Real-time Object Positioning in Vibrating Environments Using DeepLabV3+ and ResNet50-based Semantic Segmentation
Abstract
In environments where both objects and imaging systems experience mechanical vibrations, accurate position measurement poses a significant challenge. Conventional techniques, such as laser-based, contact-based, or image-based methods, often fail under such conditions, particularly when motion artifacts eliminate stable reference points within the image. This work presents a generalized and robust method for object localization under controlled vibration, improving previous approaches by using a single semantic segmentation network (DeepLabV3+ with a ResNet50 backbone) to simultaneously segment both the object and a static reference. This unified architecture eliminates the need for separate models or manual handling of regions of interest.

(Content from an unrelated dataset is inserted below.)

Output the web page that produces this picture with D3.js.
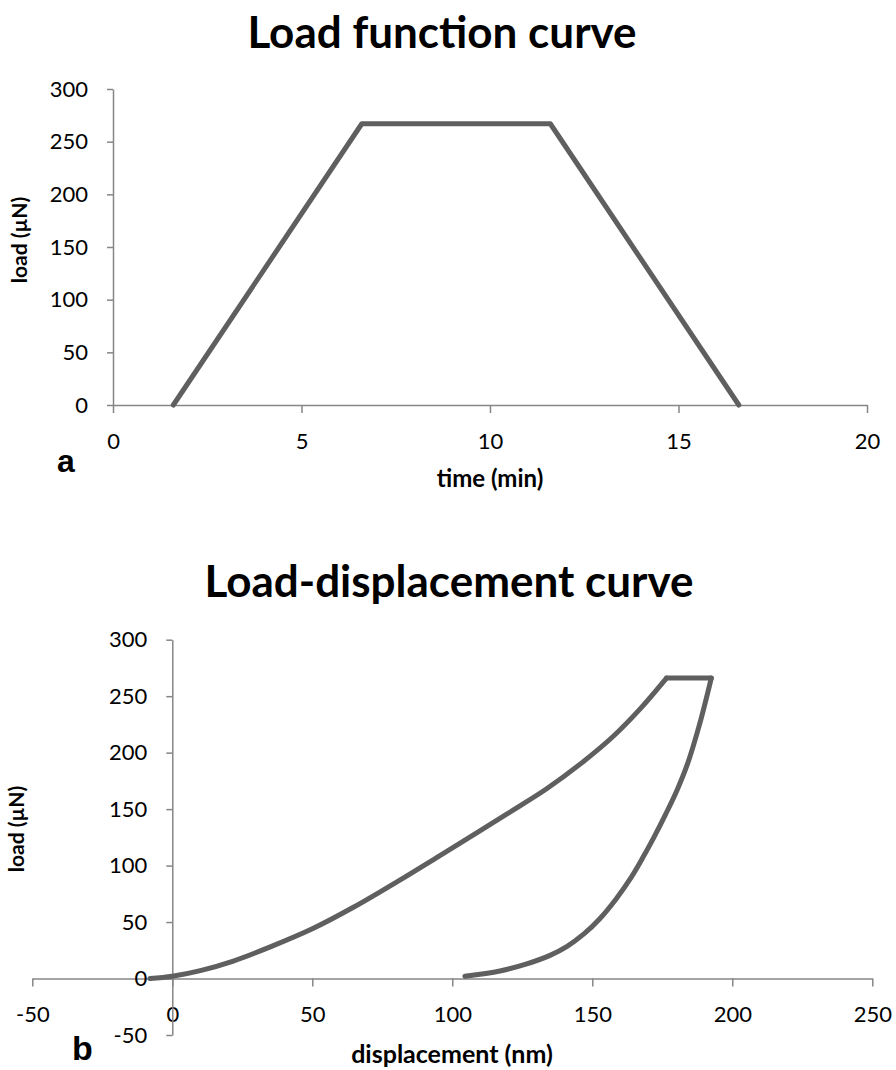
<!DOCTYPE html>
<html>
<head>
<meta charset="utf-8">
<script src="https://cdn.jsdelivr.net/npm/d3@7"></script>
<style>
  body { margin: 0; background: #fff; }
  .axis path, .axis line { stroke: #868686; stroke-width: 1.5px; }
  .axis text { font-family: Lato, sans-serif; font-size: 22px; fill: #000; }
</style>
</head>
<body>
<svg id="chart" width="896" height="1070"></svg>
<script>
// panel a: load function
var timeMin = [1.6, 6.6, 11.6, 16.6];
var loadFn = [0, 267, 267, 0];
var timeTicks = [0, 5, 10, 15, 20];
var loadTicksA = [0, 50, 100, 150, 200, 250, 300];

// panel b: load-displacement (loading, hold, unloading)
var loadingDisp = [-8, 0, 10, 21.8, 35, 50, 65, 80.5, 95, 110, 122, 133.7, 146, 157.5, 167, 176.5];
var loadingLoad = [0, 2, 7, 15.5, 28, 44, 63.5, 86, 108, 131, 149.5, 168, 190.5, 214.5, 238.5, 266];
var holdDisp = [176.5, 192.5];
var holdLoad = [266, 266];
var unloadDisp = [192.5, 188.3, 184, 180.3, 176.3, 172, 167.8, 164, 158.5, 152.5, 147, 141, 134.9, 126, 117, 104.5];
var unloadLoad = [266, 225, 190, 167, 146, 125, 106, 90, 70.5, 52.5, 39.5, 28.5, 20.5, 12.5, 6.7, 2];
var dispTicks = [-50, 0, 50, 100, 150, 200, 250];
var loadTicksB = [-50, 0, 50, 100, 150, 200, 250, 300];

var svg = d3.select("#chart");
var lineColor = "#5f5f5f";
var plain = function (d) { return String(d); };

function zip(xs, ys) { return xs.map(function (d, i) { return [d, ys[i]]; }); }

function styleAxis(g) {
    g.attr("class", "axis");
    g.selectAll(".tick text").attr("fill", "#000");
}

function boldText(x, y, size, str, rotate) {
    var t = svg.append("text")
        .attr("text-anchor", "middle")
        .attr("font-family", "Lato, sans-serif")
        .attr("font-weight", "bold")
        .attr("font-size", size)
        .text(str);
    if (rotate) t.attr("transform", "translate(" + x + "," + y + ") rotate(-90)");
    else t.attr("x", x).attr("y", y);
    return t;
}

// ---------- panel a ----------
var xa = d3.scaleLinear().domain([0, 20]).range([113, 867]);
var ya = d3.scaleLinear().domain([0, 300]).range([405, 89]);

boldText(442, 48, 44, "Load function curve");

svg.append("g")
    .attr("transform", "translate(0," + ya(0) + ")")
    .call(d3.axisBottom(xa).tickValues(timeTicks).tickFormat(plain).tickSize(8).tickSizeOuter(0).tickPadding(20))
    .call(styleAxis);

svg.append("g")
    .attr("transform", "translate(" + xa(0) + ",0)")
    .call(d3.axisLeft(ya).tickValues(loadTicksA).tickFormat(plain).tickSize(6).tickSizeOuter(0).tickPadding(19))
    .call(styleAxis);

svg.append("path")
    .datum(zip(timeMin, loadFn))
    .attr("fill", "none")
    .attr("stroke", lineColor)
    .attr("stroke-width", 5)
    .attr("stroke-linejoin", "round")
    .attr("stroke-linecap", "round")
    .attr("d", d3.line().x(function (d) { return xa(d[0]); }).y(function (d) { return ya(d[1]); }));

boldText(490, 487, 24, "time (min)");
boldText(27, 240, 21, "load (µN)", true);

svg.append("text")
    .attr("x", 57).attr("y", 472)
    .attr("font-family", "'Liberation Sans', Arial, sans-serif")
    .attr("font-weight", "bold")
    .attr("font-size", 32)
    .text("a");

// ---------- panel b ----------
var xb = d3.scaleLinear().domain([-50, 250]).range([32.3, 872.3]);
var yb = d3.scaleLinear().domain([-50, 300]).range([1035, 639.7]);

boldText(449, 597, 44, "Load-displacement curve");

svg.append("g")
    .attr("transform", "translate(0," + yb(0) + ")")
    .call(d3.axisBottom(xb).tickValues(dispTicks).tickFormat(plain).tickSize(8).tickSizeOuter(0).tickPadding(20))
    .call(styleAxis);

svg.append("g")
    .attr("transform", "translate(" + xb(0) + ",0)")
    .call(d3.axisLeft(yb).tickValues(loadTicksB).tickFormat(plain).tickSize(6).tickSizeOuter(0).tickPadding(19))
    .call(styleAxis);

var lineB = d3.line()
    .x(function (d) { return xb(d[0]); })
    .y(function (d) { return yb(d[1]); })
    .curve(d3.curveCatmullRom.alpha(0.5));

[zip(loadingDisp, loadingLoad), zip(holdDisp, holdLoad), zip(unloadDisp, unloadLoad)].forEach(function (seg) {
    svg.append("path")
        .datum(seg)
        .attr("fill", "none")
        .attr("stroke", lineColor)
        .attr("stroke-width", 5)
        .attr("stroke-linejoin", "round")
        .attr("stroke-linecap", "round")
        .attr("d", lineB);
});

boldText(452, 1063, 25, "displacement (nm)");
boldText(24, 829, 21, "load (µN)", true);

svg.append("text")
    .attr("x", 72).attr("y", 1060)
    .attr("font-family", "'Liberation Sans', Arial, sans-serif")
    .attr("font-weight", "bold")
    .attr("font-size", 34)
    .text("b");
</script>
</body>
</html>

The method retains the use of a local coordinate system anchored at the reference centroid for vibration-resilient position estimation, but extends it to a wider variety of object shapes and configurations. Validation with ten distinct objects under induced vibrations (5–10 Hz) showed reliable performance, with submillimeter localization accuracy (MAE < 0.23 mm, RMSE < 0.29 mm) and strong correlation with ground truth (PCC > 0.99). The system also maintained real-time operation at 94 fps, supporting scalability to dynamic applications. These findings demonstrate that the proposed framework enables fast, precise, and vibration-robust object tracking, supporting applications in automated manufacturing, robotic systems, and industrial quality assurance where vibration has traditionally limited the effectiveness of image-based techniques.